If there is no magic, I should use a faster CPU? I am limited in coding pretty much to AVR type CPUs in the Arduino IDE. So wondering what AVR CPU would be fast enough for a 10ns tick that is incorporated already into like a Nano, UNO, etc?
Unless I am able to use Pin Interrupts that are able to read at 10ns intervals, then I could use ARM CPU types with Arduino IDE code which does not require me to dive deep into register level language.
Or, is there a stand-alone analog or digital IC that is able to read at 10ns intervals pulses that an Arduino can process?

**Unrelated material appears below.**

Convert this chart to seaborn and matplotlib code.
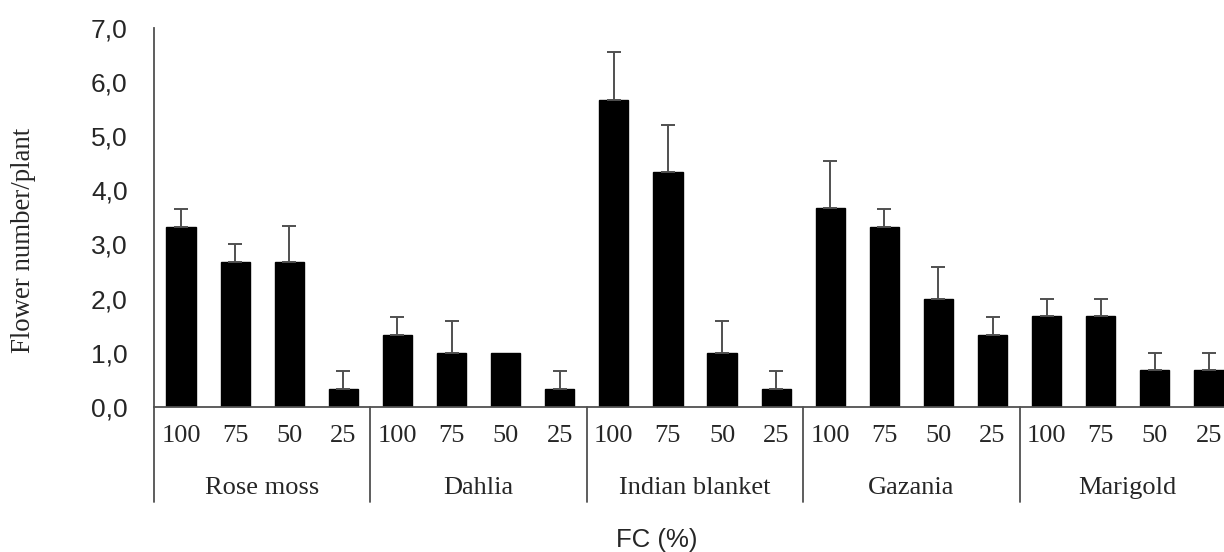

Edit: I would need to measure the length of a one-shot pulse only, not a continuous or changing signal. Down to 70us length with an accuracy of at least 18ns tick, but preferably 10ns to account for hardware, etc inaccuracies. This one-shot pulse could repeat not more frequently then 1 second apart, but likely several seconds apart. The signal is two positive square waves forming a pulse measuring not less than 70us from the positive rising edge to rising edge. The system measures the pulse length and sends it the user (serial, BLE, etc).
Edit 2: someone suggested a "one-shot pulse stretcher". Interesting concept... The more I am looking into it, the more I think it's a very viable hardware solution to the AVR's processing speed limitation. One may say that this is hardware "bitbanging" by streching out the short pulse to a proportionally longer one that the MCU capture process can measure reliably/accurately. An example is this old IC from Linear Tech. See Fig 12 and Fig 13. https://www.analog.com/media/en/technical-documentation/data-sheets/6752fc.pdf
The shortest expected pulse would be about 70us which needs to be measured at (around) a resolution of 18ns for the accuracy I need. So I went with 10ns for design to allow for some accuracy "overhead". That is between 4000-7000 counts/ticks (18ns-10ns ticks) for the 70us signal.
If I stretch this same 70us signal to be measured with the pulse-stretcher to 700us and use the currently available 125ns tick interval of the ATM32u4, I should arrive in theory to about the same accuracy as using an 18ns tick for a 70us signal to be measured.